* **GIVEN PROBLEM**
Transcribe all of the data exactly. Omit the pictures.

* **INFORMATION SHOWN**
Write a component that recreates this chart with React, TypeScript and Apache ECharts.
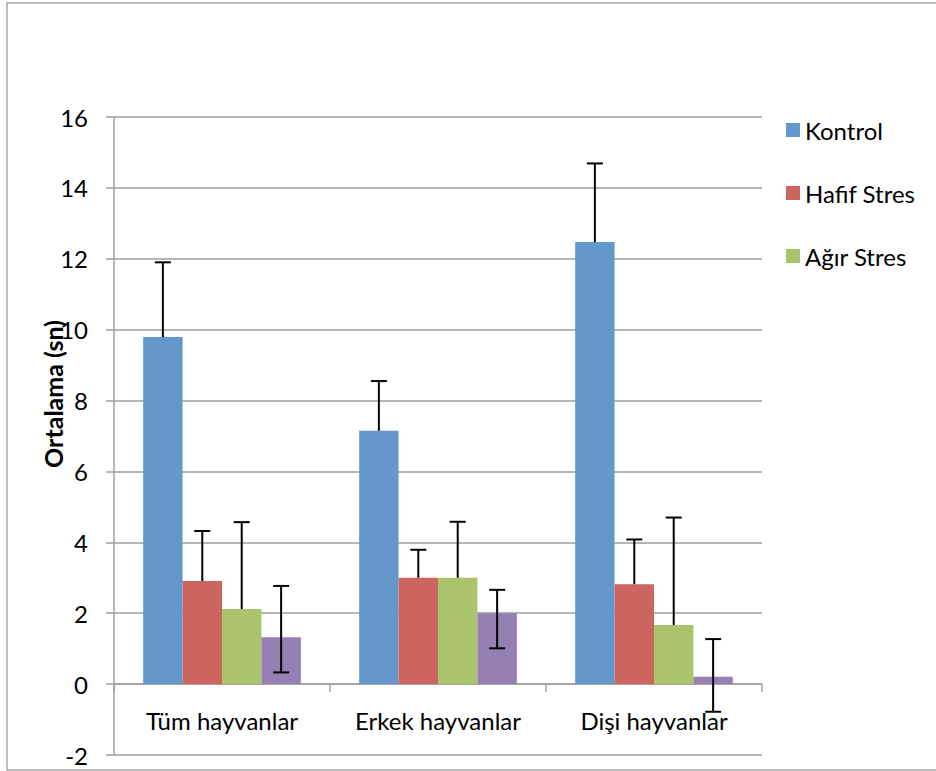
import React, { useEffect, useRef } from "react";
import * as echarts from "echarts";

const categories = ["Tüm hayvanlar", "Erkek hayvanlar", "Dişi hayvanlar"];
const seriesNames = ["Kontrol", "Hafif Stres", "Ağır Stres", "Grup 4"];
const kontrol = [9.79, 7.15, 12.47];
const hafif = [2.91, 3.0, 2.82];
const agir = [2.12, 3.0, 1.67];
const grup4 = [1.32, 2.0, 0.21];
const kontrolUp = [11.9, 8.55, 14.69];
const hafifUp = [4.32, 3.79, 4.08];
const agirUp = [4.57, 4.58, 4.7];
const grup4Low = [0.33, 1.01, -0.78];
const grup4Up = [2.77, 2.66, 1.27];
const yTicks = [-2, 0, 2, 4, 6, 8, 10, 12, 14, 16];
const yTitle = "Ortalama (sn)";

const colors = ["#6497cb", "#cc6560", "#aac46c", "#957fb3"];
const FONT = "Lato";

export default function App() {
  const ref = useRef<HTMLDivElement>(null);
  useEffect(() => {
    document.body.style.margin = "0";
    const chart = echarts.init(ref.current!, null, { renderer: "svg" });
    const values = [kontrol, hafif, agir, grup4];
    const errData: any[] = [];
    categories.forEach((_, c) => {
      errData.push([c, 0, kontrol[c], kontrolUp[c], 0]);
      errData.push([c, 1, hafif[c], hafifUp[c], 0]);
      errData.push([c, 2, agir[c], agirUp[c], 0]);
      errData.push([c, 3, grup4Low[c], grup4Up[c], 1]);
    });
    const gapRatio = 0.27;
    const nBars = 4;
    chart.setOption({
      animation: false,
      textStyle: { fontFamily: FONT },
      graphic: [
        {
          type: "rect",
          shape: { x: 7, y: 3, width: 1000, height: 767 },
          style: { fill: "none", stroke: "#a6a6a6", lineWidth: 1.5 },
          silent: true,
        },
        {
          type: "text",
          x: 53,
          y: 394,
          rotation: Math.PI / 2,
          style: {
            text: yTitle,
            fontFamily: FONT,
            fontSize: 25,
            fontWeight: "bold",
            fill: "#000",
            textAlign: "center",
            textVerticalAlign: "middle",
          },
          silent: true,
        },
      ],
      grid: { left: 114, right: 174, top: 117, bottom: 16, containLabel: false, outerBoundsMode: "none" },
      legend: {
        orient: "vertical",
        left: 781,
        top: 113,
        itemWidth: 14,
        itemHeight: 14,
        itemGap: 39,
        icon: "rect",
        data: seriesNames.slice(0, 3),
        textStyle: { fontFamily: FONT, fontSize: 24, color: "#000", lineHeight: 24 },
      },
      xAxis: {
        type: "category",
        data: categories,
        axisLine: { show: true, onZero: true, lineStyle: { color: "#a0a0a0", width: 1.5 } },
        axisTick: { show: true, length: 8, lineStyle: { color: "#a0a0a0", width: 1.5 } },
        axisLabel: { fontFamily: FONT, fontSize: 24, color: "#000", margin: -47 },
        splitLine: { show: false },
      },
      yAxis: {
        type: "value",
        min: -2,
        max: 16,
        interval: 2,
        axisLine: { show: true, lineStyle: { color: "#a0a0a0", width: 1.5 } },
        axisTick: { show: true, length: 8, lineStyle: { color: "#a0a0a0", width: 1.5 } },
        axisLabel: {
          fontFamily: FONT,
          fontSize: 24,
          color: "#000",
          margin: 26,
          formatter: (v: number) => (yTicks.includes(v) ? String(v) : ""),
        },
        splitLine: { show: true, lineStyle: { color: "#9c9c9c", width: 1.5 } },
      },
      series: [
        ...values.map((d, i) => ({
          type: "bar",
          name: seriesNames[i],
          data: d,
          barGap: "0%",
          barCategoryGap: "27%",
          itemStyle: { color: colors[i] },
          z: 2,
        })),
        {
          type: "custom",
          name: "err",
          data: errData,
          encode: { x: 0, y: [2, 3] },
          z: 5,
          silent: true,
          renderItem: (params: any, api: any) => {
            const c = api.value(0);
            const s = api.value(1);
            const lo = api.value(2);
            const hi = api.value(3);
            const lowCap = api.value(4);
            const band = api.size([1, 0])[0];
            const bw = (band * (1 - gapRatio)) / nBars;
            const top = api.coord([c, hi]);
            const bot = api.coord([c, lo]);
            const x = top[0] - (bw * nBars) / 2 + bw * (s + 0.5);
            const cap = 8;
            const style = { stroke: "#000", lineWidth: 2 };
            const children: any[] = [
              { type: "line", shape: { x1: x, y1: bot[1], x2: x, y2: top[1] }, style },
              { type: "line", shape: { x1: x - cap, y1: top[1], x2: x + cap, y2: top[1] }, style },
            ];
            if (lowCap) {
              children.push({
                type: "line",
                shape: { x1: x - cap, y1: bot[1], x2: x + cap, y2: bot[1] },
                style,
              });
            }
            return { type: "group", children };
          },
        },
      ],
    });
    return () => chart.dispose();
  }, []);
  return <div ref={ref} style={{ width: 936, height: 771 }} />;
}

* **IN RESPONSE**
Write a component that recreates this chart with React, TypeScript and Apache ECharts.
import React, { useEffect, useRef } from "react";
import * as echarts from "echarts";

const categories = ["Tüm hayvanlar", "Erkek hayvanlar", "Dişi hayvanlar"];
const seriesNames = ["Kontrol", "Hafif Stres", "Ağır Stres", "Grup 4"];
const kontrol = [9.79, 7.15, 12.47];
const hafif = [2.91, 3.0, 2.82];
const agir = [2.12, 3.0, 1.67];
const grup4 = [1.32, 2.0, 0.21];
const kontrolUp = [11.9, 8.55, 14.69];
const hafifUp = [4.32, 3.79, 4.08];
const agirUp = [4.57, 4.58, 4.7];
const grup4Low = [0.33, 1.01, -0.78];
const grup4Up = [2.77, 2.66, 1.27];
const yTicks = [-2, 0, 2, 4, 6, 8, 10, 12, 14, 16];
const yTitle = "Ortalama (sn)";

const colors = ["#6497cb", "#cc6560", "#aac46c", "#957fb3"];
const FONT = "Lato";

export default function App() {
  const ref = useRef<HTMLDivElement>(null);
  useEffect(() => {
    document.body.style.margin = "0";
    const chart = echarts.init(ref.current!, null, { renderer: "svg" });
    const values = [kontrol, hafif, agir, grup4];
    const errData: any[] = [];
    categories.forEach((_, c) => {
      errData.push([c, 0, kontrol[c], kontrolUp[c], 0]);
      errData.push([c, 1, hafif[c], hafifUp[c], 0]);
      errData.push([c, 2, agir[c], agirUp[c], 0]);
      errData.push([c, 3, grup4Low[c], grup4Up[c], 1]);
    });
    const gapRatio = 0.27;
    const nBars = 4;
    chart.setOption({
      animation: false,
      textStyle: { fontFamily: FONT },
      graphic: [
        {
          type: "rect",
          shape: { x: 7, y: 3, width: 1000, height: 767 },
          style: { fill: "none", stroke: "#a6a6a6", lineWidth: 1.5 },
          silent: true,
        },
        {
          type: "text",
          x: 53,
          y: 394,
          rotation: Math.PI / 2,
          style: {
            text: yTitle,
            fontFamily: FONT,
            fontSize: 25,
            fontWeight: "bold",
            fill: "#000",
            textAlign: "center",
            textVerticalAlign: "middle",
          },
          silent: true,
        },
      ],
      grid: { left: 114, right: 174, top: 117, bottom: 16, containLabel: false, outerBoundsMode: "none" },
      legend: {
        orient: "vertical",
        left: 781,
        top: 113,
        itemWidth: 14,
        itemHeight: 14,
        itemGap: 39,
        icon: "rect",
        data: seriesNames.slice(0, 3),
        textStyle: { fontFamily: FONT, fontSize: 24, color: "#000", lineHeight: 24 },
      },
      xAxis: {
        type: "category",
        data: categories,
        axisLine: { show: true, onZero: true, lineStyle: { color: "#a0a0a0", width: 1.5 } },
        axisTick: { show: true, length: 8, lineStyle: { color: "#a0a0a0", width: 1.5 } },
        axisLabel: { fontFamily: FONT, fontSize: 24, color: "#000", margin: -47 },
        splitLine: { show: false },
      },
      yAxis: {
        type: "value",
        min: -2,
        max: 16,
        interval: 2,
        axisLine: { show: true, lineStyle: { color: "#a0a0a0", width: 1.5 } },
        axisTick: { show: true, length: 8, lineStyle: { color: "#a0a0a0", width: 1.5 } },
        axisLabel: {
          fontFamily: FONT,
          fontSize: 24,
          color: "#000",
          margin: 26,
          formatter: (v: number) => (yTicks.includes(v) ? String(v) : ""),
        },
        splitLine: { show: true, lineStyle: { color: "#9c9c9c", width: 1.5 } },
      },
      series: [
        ...values.map((d, i) => ({
          type: "bar",
          name: seriesNames[i],
          data: d,
          barGap: "0%",
          barCategoryGap: "27%",
          itemStyle: { color: colors[i] },
          z: 2,
        })),
        {
          type: "custom",
          name: "err",
          data: errData,
          encode: { x: 0, y: [2, 3] },
          z: 5,
          silent: true,
          renderItem: (params: any, api: any) => {
            const c = api.value(0);
            const s = api.value(1);
            const lo = api.value(2);
            const hi = api.value(3);
            const lowCap = api.value(4);
            const band = api.size([1, 0])[0];
            const bw = (band * (1 - gapRatio)) / nBars;
            const top = api.coord([c, hi]);
            const bot = api.coord([c, lo]);
            const x = top[0] - (bw * nBars) / 2 + bw * (s + 0.5);
            const cap = 8;
            const style = { stroke: "#000", lineWidth: 2 };
            const children: any[] = [
              { type: "line", shape: { x1: x, y1: bot[1], x2: x, y2: top[1] }, style },
              { type: "line", shape: { x1: x - cap, y1: top[1], x2: x + cap, y2: top[1] }, style },
            ];
            if (lowCap) {
              children.push({
                type: "line",
                shape: { x1: x - cap, y1: bot[1], x2: x + cap, y2: bot[1] },
                style,
              });
            }
            return { type: "group", children };
          },
        },
      ],
    });
    return () => chart.dispose();
  }, []);
  return <div ref={ref} style={{ width: 936, height: 771 }} />;
}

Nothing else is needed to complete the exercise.